After Ooltewah incident, Mayor Andy Berke announces plan to stop bullying

Chattanooga Mayor Andy Berke speaks to members of the Chattanooga Times Free Press editorial board, May 20, 2015, in Chattanooga, Tenn.

Chattanooga Mayor Andy Berke issued a Mayoral Directive Tuesday morning directing leadership to proactively address any potential for hazing within the city's facilities.

The directive issued to the Chattanooga Youth and Family Development Department is in response to the alleged rape of an Ooltewah High School freshman by older basketball teammates.

"Hazing is a serious threat to the safety and well-being of our young people," Berke said in the statement.

The statement says hazing will not be tolerated in any building or facility managed by the City of Chattanooga or program facilitated by the city.

"From the horrific incident currently in the news to conversations with multiple members of the Mayor's Youth Council, we understand this is a serious issue and we must reassure both victims and offenders that hazing is unacceptable in our community," Berke says in the statement.

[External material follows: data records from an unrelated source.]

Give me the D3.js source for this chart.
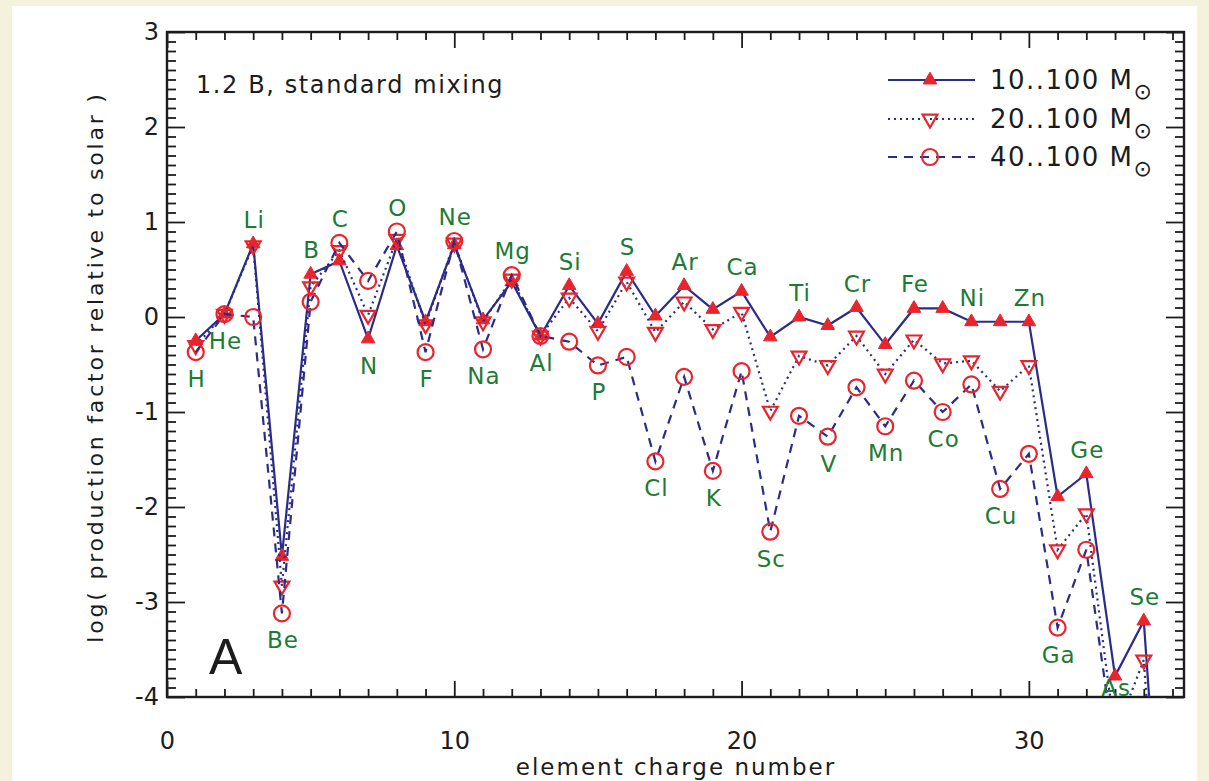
<!DOCTYPE html>
<html>
<head>
<meta charset="utf-8">
<script src="https://cdn.jsdelivr.net/npm/d3@7"></script>
<style>
  html, body { margin: 0; padding: 0; background: #f4f1dc; }
  svg { display: block; }
</style>
</head>
<body>
<div id="chart"></div>
<script>
// Production factors (log, relative to solar)
const chargeNumbers = [1, 2, 3, 4, 5, 6, 7, 8, 9, 10, 11, 12, 13, 14, 15, 16, 17, 18,
  19, 20, 21, 22, 23, 24, 25, 26, 27, 28, 29, 30, 31, 32, 33, 34, 35];
const elements = ['H', 'He', 'Li', 'Be', 'B', 'C', 'N', 'O', 'F', 'Ne', 'Na', 'Mg', 'Al',
  'Si', 'P', 'S', 'Cl', 'Ar', 'K', 'Ca', 'Sc', 'Ti', 'V', 'Cr', 'Mn', 'Fe', 'Co', 'Ni',
  'Cu', 'Zn', 'Ga', 'Ge', 'As', 'Se', 'Br'];
// a = label above the point, b = label below
const labelSide = ['b', 'b', 'a', 'b', 'a', 'a', 'b', 'a', 'b', 'a', 'b', 'a', 'b', 'a',
  'b', 'a', 'b', 'a', 'b', 'a', 'b', 'a', 'b', 'a', 'b', 'a', 'b', 'a', 'b', 'a', 'b',
  'a', 'b', 'a', ''];

const pf10to100 = [-0.25, 0.03, 0.77, -2.52, 0.45, 0.59, -0.23, 0.75, -0.05, 0.76, -0.03,
  0.37, -0.2, 0.33, -0.07, 0.48, 0.01, 0.33, 0.08, 0.27, -0.21, 0.0, -0.09, 0.1, -0.29,
  0.09, 0.09, -0.05, -0.05, -0.05, -1.89, -1.65, -3.78, -3.2, -7.5];
const pf20to100 = [-0.3, 0.03, 0.75, -2.83, 0.32, 0.7, 0.02, 0.82, -0.08, 0.78, -0.05,
  0.4, -0.2, 0.2, -0.15, 0.37, -0.16, 0.16, -0.13, 0.05, -0.99, -0.41, -0.51, -0.2, -0.6,
  -0.24, -0.49, -0.46, -0.78, -0.51, -2.45, -2.07, -4.4, -3.61, -7.8];
const pf40to100 = [-0.37, 0.03, 0.0, -3.12, 0.16, 0.78, 0.38, 0.9, -0.37, 0.8, -0.34,
  0.44, -0.2, -0.26, -0.51, -0.42, -1.52, -0.63, -1.62, -0.57, -2.26, -1.04, -1.26, -0.74,
  -1.15, -0.67, -1.0, -0.71, -1.81, -1.44, -3.27, -2.45, -4.6, -4.3, -8.0];

const seriesNames = ['10..100', '20..100', '40..100'];
const xTicks = [0, 10, 20, 30];
const yTicks = [-4, -3, -2, -1, 0, 1, 2, 3];

const width = 1209;
const height = 781;
const plot = { left: 167, right: 1184, top: 32, bottom: 697 };

const navy = '#2b2b88';
const red = '#e8252d';
const green = '#1e7b34';
const ink = '#1c1c1c';
const font = 'DejaVu Sans, sans-serif';

const svg = d3.select('#chart')
  .append('svg')
  .attr('width', width)
  .attr('height', height);

// page background + white panel
svg.append('rect')
  .attr('width', width)
  .attr('height', height)
  .attr('fill', '#f4f1dc');
svg.append('rect')
  .attr('x', 12)
  .attr('y', 6)
  .attr('width', 1185)
  .attr('height', height - 6)
  .attr('fill', '#ffffff');

const x = d3.scaleLinear().domain([0, 35.4]).range([plot.left, plot.right]);
const y = d3.scaleLinear().domain([-4, 3]).range([plot.bottom, plot.top]);

svg.append('defs')
  .append('clipPath')
  .attr('id', 'plot-clip')
  .append('rect')
  .attr('x', plot.left)
  .attr('y', plot.top)
  .attr('width', plot.right - plot.left)
  .attr('height', plot.bottom - plot.top);

// Axes: major + minor ticks on all four sides, pointing inward
const minorX = d3.range(0, 36).filter(v => v % 10 !== 0);
const minorY = d3.range(-40, 31).map(v => v / 10).filter(v => Math.abs(v % 1) > 1e-9);

function addAxis(axis, transform) {
  const g = svg.append('g')
    .attr('transform', transform)
    .call(axis);
  g.select('.domain').remove();
  g.selectAll('line').attr('stroke', ink).attr('stroke-width', 1.8);
  return g;
}

const bottomAxis = addAxis(
  d3.axisBottom(x).tickValues(xTicks).tickSizeInner(-16).tickSizeOuter(0).tickPadding(35),
  `translate(0, ${plot.bottom})`);
bottomAxis.selectAll('text')
  .attr('font-family', font)
  .attr('font-size', '24px')
  .attr('fill', ink);
addAxis(d3.axisBottom(x).tickValues(minorX).tickSize(-8).tickFormat(''),
  `translate(0, ${plot.bottom})`);
addAxis(d3.axisTop(x).tickValues(xTicks).tickSize(-16).tickFormat(''),
  `translate(0, ${plot.top})`);
addAxis(d3.axisTop(x).tickValues(minorX).tickSize(-8).tickFormat(''),
  `translate(0, ${plot.top})`);

const leftAxis = addAxis(
  d3.axisLeft(y).tickValues(yTicks).tickSizeInner(-18).tickSizeOuter(0).tickPadding(8),
  `translate(${plot.left}, 0)`);
leftAxis.selectAll('text')
  .attr('font-family', font)
  .attr('font-size', '24px')
  .attr('fill', ink)
  .text(d => d < 0 ? '-' + Math.abs(d) : d);
addAxis(d3.axisLeft(y).tickValues(minorY).tickSize(-9).tickFormat(''),
  `translate(${plot.left}, 0)`);
addAxis(d3.axisRight(y).tickValues(yTicks).tickSize(-18).tickFormat(''),
  `translate(${plot.right}, 0)`);
addAxis(d3.axisRight(y).tickValues(minorY).tickSize(-9).tickFormat(''),
  `translate(${plot.right}, 0)`);

svg.append('rect')
  .attr('x', plot.left)
  .attr('y', plot.top)
  .attr('width', plot.right - plot.left)
  .attr('height', plot.bottom - plot.top)
  .attr('fill', 'none')
  .attr('stroke', ink)
  .attr('stroke-width', 2.4);

// Axis titles
svg.append('text')
  .attr('x', 676)
  .attr('y', 767)
  .attr('text-anchor', 'middle')
  .attr('dominant-baseline', 'central')
  .attr('font-family', font)
  .attr('font-size', '23px')
  .attr('letter-spacing', '2px')
  .attr('fill', ink)
  .text('element charge number');

svg.append('text')
  .attr('transform', `translate(95, 367) rotate(-90)`)
  .attr('text-anchor', 'middle')
  .attr('dominant-baseline', 'central')
  .attr('font-family', font)
  .attr('font-size', '22px')
  .attr('letter-spacing', '2.8px')
  .attr('fill', ink)
  .text('log( production factor relative to solar )');

// Series
const seriesValues = [pf10to100, pf20to100, pf40to100];
const series = seriesValues.map((vals, i) => ({
  name: seriesNames[i],
  points: vals.map((v, j) => ({ z: chargeNumbers[j], v }))
}));
const dashes = [null, '2,4', '9,7'];

const line = d3.line()
  .x(d => x(d.z))
  .y(d => y(d.v));

const plotArea = svg.append('g').attr('clip-path', 'url(#plot-clip)');

function drawMarker(sel, kind) {
  if (kind === 0) {
    sel.append('path')
      .attr('d', d3.symbol(d3.symbolTriangle, 80)())
      .attr('fill', red)
      .attr('stroke', red)
      .attr('stroke-width', 1);
  } else if (kind === 1) {
    sel.append('path')
      .attr('d', d3.symbol(d3.symbolTriangle, 95)())
      .attr('transform', 'rotate(180)')
      .attr('fill', 'none')
      .attr('stroke', red)
      .attr('stroke-width', 2.2);
  } else {
    sel.append('circle')
      .attr('r', 8)
      .attr('fill', 'none')
      .attr('stroke', red)
      .attr('stroke-width', 2.2);
  }
}

series.forEach((s, i) => {
  plotArea.append('path')
    .datum(s.points)
    .attr('d', line)
    .attr('fill', 'none')
    .attr('stroke', navy)
    .attr('stroke-width', 2.2)
    .attr('stroke-dasharray', dashes[i]);

  plotArea.selectAll(`.marker-${i}`)
    .data(s.points.filter(d => d.v >= y.domain()[0]))
    .join('g')
    .attr('class', `marker-${i}`)
    .attr('transform', d => `translate(${x(d.z)}, ${y(d.v)})`)
    .each(function() { drawMarker(d3.select(this), i); });
});

// Element labels
elements.forEach((el, j) => {
  const side = labelSide[j];
  if (!side) return;
  const vals = seriesValues.map(s => s[j]);
  let ly;
  if (side === 'a') {
    ly = y(d3.max(vals)) - 24;
  } else {
    ly = Math.min(y(d3.min(vals)) + 27, plot.bottom - 9);
  }
  svg.append('text')
    .attr('x', x(chargeNumbers[j]) + 1)
    .attr('y', ly)
    .attr('text-anchor', 'middle')
    .attr('dominant-baseline', 'central')
    .attr('font-family', font)
    .attr('font-size', '23px')
    .attr('letter-spacing', '1px')
    .attr('fill', green)
    .text(el);
});

// Run label and panel letter
svg.append('text')
  .attr('x', 196)
  .attr('y', 85)
  .attr('dominant-baseline', 'central')
  .attr('font-family', font)
  .attr('font-size', '24px')
  .attr('letter-spacing', '1.6px')
  .attr('fill', ink)
  .text('1.2 B, standard mixing');

svg.append('text')
  .attr('x', 209)
  .attr('y', 657)
  .attr('dominant-baseline', 'central')
  .attr('font-family', 'Liberation Sans, sans-serif')
  .attr('font-size', '50px')
  .attr('font-weight', 300)
  .attr('fill', ink)
  .text('A');

// Legend
const legend = svg.append('g').attr('class', 'legend');
const legendRows = [80, 119, 157];
series.forEach((s, i) => {
  const row = legend.append('g')
    .attr('transform', `translate(0, ${legendRows[i]})`);
  row.append('line')
    .attr('x1', 888)
    .attr('x2', 975)
    .attr('stroke', navy)
    .attr('stroke-width', 2.2)
    .attr('stroke-dasharray', dashes[i]);
  const m = row.append('g').attr('transform', 'translate(930, 0)');
  drawMarker(m, i);
  const t = row.append('text')
    .attr('x', 990)
    .attr('y', 0)
    .attr('dominant-baseline', 'central')
    .attr('font-family', font)
    .attr('font-size', '26px')
    .attr('letter-spacing', '1.5px')
    .attr('fill', ink);
  t.append('tspan').text(s.name + ' M');
  t.append('tspan')
    .attr('dy', 11)
    .attr('font-size', '22px')
    .text('\u2299');
});
</script>
</body>
</html>
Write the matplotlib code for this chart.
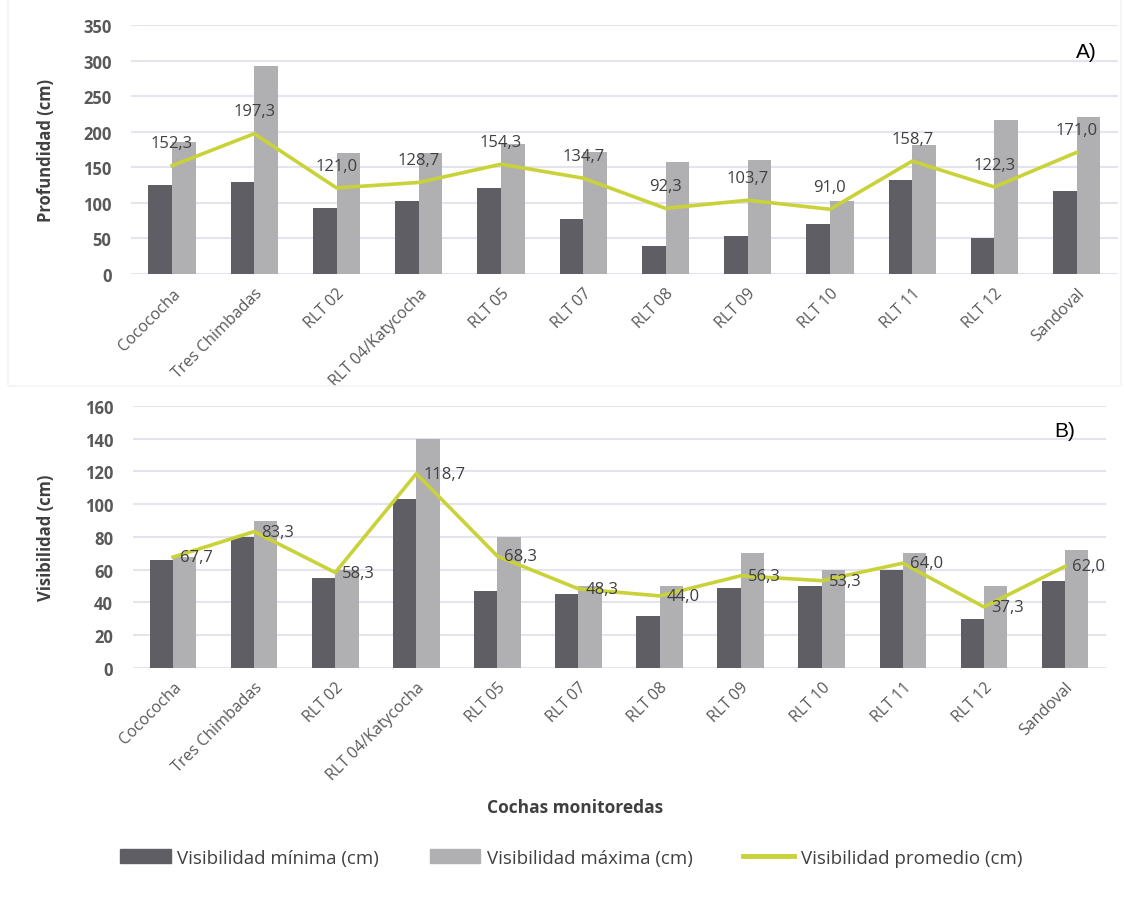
import matplotlib.pyplot as plt
import matplotlib.patches as mpatches
import matplotlib.lines as mlines
import numpy as np

plt.rcParams['font.family'] = ['Open Sans', 'DejaVu Sans']

cochas = ['Cocococha', 'Tres Chimbadas', 'RLT 02', 'RLT 04/Katycocha', 'RLT 05',
          'RLT 07', 'RLT 08', 'RLT 09', 'RLT 10', 'RLT 11', 'RLT 12', 'Sandoval']

# A) depth (cm)
prof_min = [125, 130, 93, 103, 121, 78, 40, 53, 70, 132, 50, 117]
prof_max = [185, 292, 170, 170, 183, 172, 157, 160, 103, 182, 217, 221]
prof_prom = [152.3, 197.3, 121.0, 128.7, 154.3, 134.7, 92.3, 103.7, 91.0, 158.7, 122.3, 171.0]

# B) visibility (cm)
vis_min = [66, 80, 55, 103, 47, 45, 32, 49, 50, 60, 30, 53]
vis_max = [68, 90, 60, 140, 80, 50, 50, 70, 60, 70, 50, 72]
vis_prom = [67.7, 83.3, 58.3, 118.7, 68.3, 48.3, 44.0, 56.3, 53.3, 64.0, 37.3, 62.0]

C_MIN = '#5f5e64'
C_MAX = '#b0b0b3'
C_LINE = '#cad23a'
C_TEXT = '#404040'
C_TICK = '#595959'
C_GRID = '#e3e4ee'


def fmt(v):
    return f'{v:.1f}'.replace('.', ',')


def draw_panel(ax, vmin, vmax, vprom, ylim, step, ylabel, label_x, tag, label_pos):
    x = np.arange(len(cochas))
    w = 0.287
    ax.bar(x - w / 2, vmin, w, color=C_MIN, zorder=2)
    ax.bar(x + w / 2, vmax, w, color=C_MAX, zorder=2)
    ax.plot(x, vprom, color=C_LINE, lw=2.6, zorder=3)
    for xi, v in zip(x, vprom):
        if label_pos == 'above':
            ax.annotate(fmt(v), (xi, v), xytext=(0, 16), textcoords='offset points',
                        ha='center', va='center', fontsize=12, color=C_TEXT, zorder=4)
        else:
            ax.annotate(fmt(v), (xi, v), xytext=(5, 0), textcoords='offset points',
                        ha='left', va='center', fontsize=12, color=C_TEXT, zorder=4)
    ax.set_xlim(-0.5, len(cochas) - 0.5)
    ax.set_ylim(0, ylim)
    ax.set_yticks(np.arange(0, ylim + 1, step))
    ax.grid(axis='y', color=C_GRID, lw=1.5, zorder=0)
    ax.set_axisbelow(True)
    for s in ax.spines.values():
        s.set_visible(False)
    ax.tick_params(axis='y', length=0, labelsize=12, labelcolor=C_TICK, pad=14)
    for t in ax.get_yticklabels():
        t.set_fontweight('bold')
    ax.set_xticks(x)
    ax.set_xticklabels(cochas, rotation=45, ha='right', rotation_mode='anchor',
                       fontsize=11.5, color=C_TICK)
    ax.tick_params(axis='x', length=0, pad=8)
    ax.set_ylabel(ylabel, fontsize=12, fontweight='bold', color=C_TEXT)
    ax.yaxis.set_label_coords(label_x, 0.5)
    ax.text(tag[0], tag[1], tag[2], transform=ax.transAxes, fontsize=15,
            family=['Liberation Sans', 'DejaVu Sans'], ha='left', va='center')


fig = plt.figure(figsize=(11.24, 9.04), dpi=100)

# faint frame round the upper panel
fig.patches.append(mpatches.Rectangle((0.007, 0.572), 0.99, 0.43, transform=fig.transFigure,
                                      fill=False, edgecolor='#f3f3f3', lw=1.2))

ax_a = fig.add_axes([0.1165, 0.6958, 0.878, 0.2754])
draw_panel(ax_a, prof_min, prof_max, prof_prom, 350, 50, 'Profundidad (cm)', -0.077,
           (0.958, 0.892, 'A)'), 'above')

ax_b = fig.add_axes([0.1179, 0.260, 0.8657, 0.2898])
draw_panel(ax_b, vis_min, vis_max, vis_prom, 160, 20, 'Visibilidad (cm)', -0.08,
           (0.947, 0.905, 'B)'), 'right')

fig.text(0.512, 0.106, 'Cochas monitoredas', ha='center', va='center',
         fontsize=12.5, fontweight='bold', color=C_TEXT)

handles = [
    mpatches.Patch(color=C_MIN, label='Visibilidad mínima (cm)'),
    mpatches.Patch(color=C_MAX, label='Visibilidad máxima (cm)'),
    mlines.Line2D([], [], color=C_LINE, lw=3.5, label='Visibilidad promedio (cm)'),
]
fig.legend(handles=handles, loc='center', bbox_to_anchor=(0.508, 0.050), ncol=3,
           frameon=False, fontsize=13.5, labelcolor=C_TEXT, columnspacing=2.7,
           handlelength=2.7, handleheight=0.75, handletextpad=0.35)

fig.savefig('out.png', dpi=100, facecolor='white')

Berke directs the Department of Youth and Family Development to review all procedures and policies "with an eye toward prohibiting hazing and bullying of any kind." He also asks for training to take place for all staff working with students in the Youth and Family Development centers across the city to ensure employees can recognize and quickly address hazing, the statement says.

"The safety and wellbeing of children in Chattanooga does not rest with one agency, organization or individual," the statement says.

The city plans to establish ways for students to anonymously report abuse even if it does not occur on City-owned property. The information collected will then be given to the Hamilton County school system, Hamilton County Sheriff's Office, or the Chattanooga Police Department "so swift action can be taken," the statement says.